Il “patto” — documenta l’inchiesta — prevede che nel Sinedrio di famiglia siedano membri con diritto di voto (Fabio, Claudio, Nicola, Cesare ed Angelo), membri onorari con diritto di intervenire nella discussione (Emilio, Adriano e Laura Bottinelli) e un osservatore (Emilio Massimo) senza diritto di voto». Ma il patto stabilisce soprattutto che il voto di Emilio, «in particolare sulla politica dei dividendi e il piano di investimenti, valga 60 su 100».
OLTRAGGIO ALL’AMBIENTE
Nella saga di acciaio e veleni dell’Ilva, nulla di ciò che appare è vero.

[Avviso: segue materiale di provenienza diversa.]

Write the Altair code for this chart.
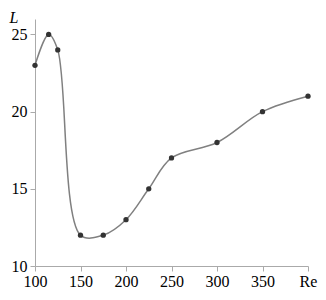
import altair as alt
import pandas as pd

re_vals = [100, 115, 125, 150, 175, 200, 225, 250, 300, 350, 400]
l_vals = [23, 25, 24, 12, 12, 13, 15, 17, 18, 20, 21]
x_ticks = [100, 150, 200, 250, 300, 350, 400]
y_ticks = [10, 15, 20, 25]

df = pd.DataFrame({"Re": re_vals, "L": l_vals})

font = "Liberation Serif, Times New Roman, serif"

x = alt.X("Re:Q", scale=alt.Scale(domain=[100, 400], nice=False, zero=False),
          axis=alt.Axis(values=x_ticks, title=None, grid=False,
                        labelExpr="datum.value == 400 ? 'Re' : datum.label",
                        labelFont=font, labelFontSize=16, labelColor="black",
                        domainColor="#aaaaaa", tickColor="#aaaaaa", tickSize=5,
                        labelPadding=2, labelFlush=False))
y = alt.Y("L:Q", scale=alt.Scale(domain=[10, 26], nice=False, zero=False),
          axis=alt.Axis(values=y_ticks, title="L", grid=False,
                        titleAngle=0, titleX=-26, titleY=-10, titleAlign="left",
                        titleBaseline="top", titleFont=font, titleFontSize=16,
                        titleFontStyle="italic", titleFontWeight="normal", titleColor="black",
                        labelFont=font, labelFontSize=16, labelColor="black",
                        domainColor="#aaaaaa", tickColor="#aaaaaa", tickSize=5,
                        labelPadding=3, labelFlush=False))

line = alt.Chart(df).mark_line(interpolate="catmull-rom", color="#808080", strokeWidth=1.5).encode(x=x, y=y)
pts = alt.Chart(df).mark_circle(color="#333333", size=28, opacity=1).encode(x=x, y=y)

chart = (line + pts).properties(
    width=273, height=247,
    autosize=alt.AutoSizeParams(type="none"),
    padding={"left": 27, "top": 11, "right": 10, "bottom": 24},
).configure_view(stroke=None).configure_axis(labelFont=font, titleFont=font)

chart.save("out.html", embed_options={"renderer": "svg", "actions": False})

Vale per i profitti del Gruppo esportati illegalmente all’estero e dall’estero fatti in parte rientrare con lo scudo fiscale. Vale per l’ambiente. Accade dunque anche con la nomina di Bruno Ferrante. L’ex prefetto è la “garanzia di legalità” offerta a Taranto e alla magistratura. Quella che convince il governo Monti ad approvare la nuova Autorizzazione ambientale e concedere la ripresa della produzione. Ebbene, ecco cosa scrivono oggi di Ferrante i magistrati di Taranto che lo indagano: «Ha operato e non impedito, con continuità e piena consapevolezza, una massiva attività di sversamento nell’aria e nell’ambiente di sostanze nocive per la salute umana, animale e vegetale, diffondendo tali sostanze nelle aree interne allo stabilimento, nonché rurali ed urbane. In particolare, IPA, benzo (a) pirene, diossine, metalli ed altre polveri nocive determinando gravissimo pericolo e cagionando eventi di malattie e morte nella popolazione».
ACCORDI DI CARTAPESTA
Si capisce così perché anche il “ cronoprogramma” di interventi che l’azienda si era impegnata a rispettare appena sei mesi fa diventi una burla. Annota l’Arpa Puglia il 13 febbraio scorso: «Allo stato attuale, la società Ilva non ha attuato, o comunque completato nei tempi prescritti, gli interventi relativi alla fermata delle batterie di cokefazione 3 e 4, al rifacimento dei refrattari a lotti della batteria 10, all’installazione dei sistemi di depolverazione e di chiusura edificio stock house delI’AFO/2, all’adeguamento dei sistemi di condensazione vapori di loppa AFO/4, alla realizzazione del sistema di aspirazione e desolforazione ghisa in siviera presso l’acciaieria ACC/1 e ACC/2, alla realizzazione di una nuova rete idranti per la bagnatura dei cumuli (attualmente in fase di progettazione), nonché all’adeguamento dei sistemi di monitoraggio in continuo per i camini delle aree a caldo ed alla realizzazione di sistemi di videosorveglianza e monitoraggio ambientale».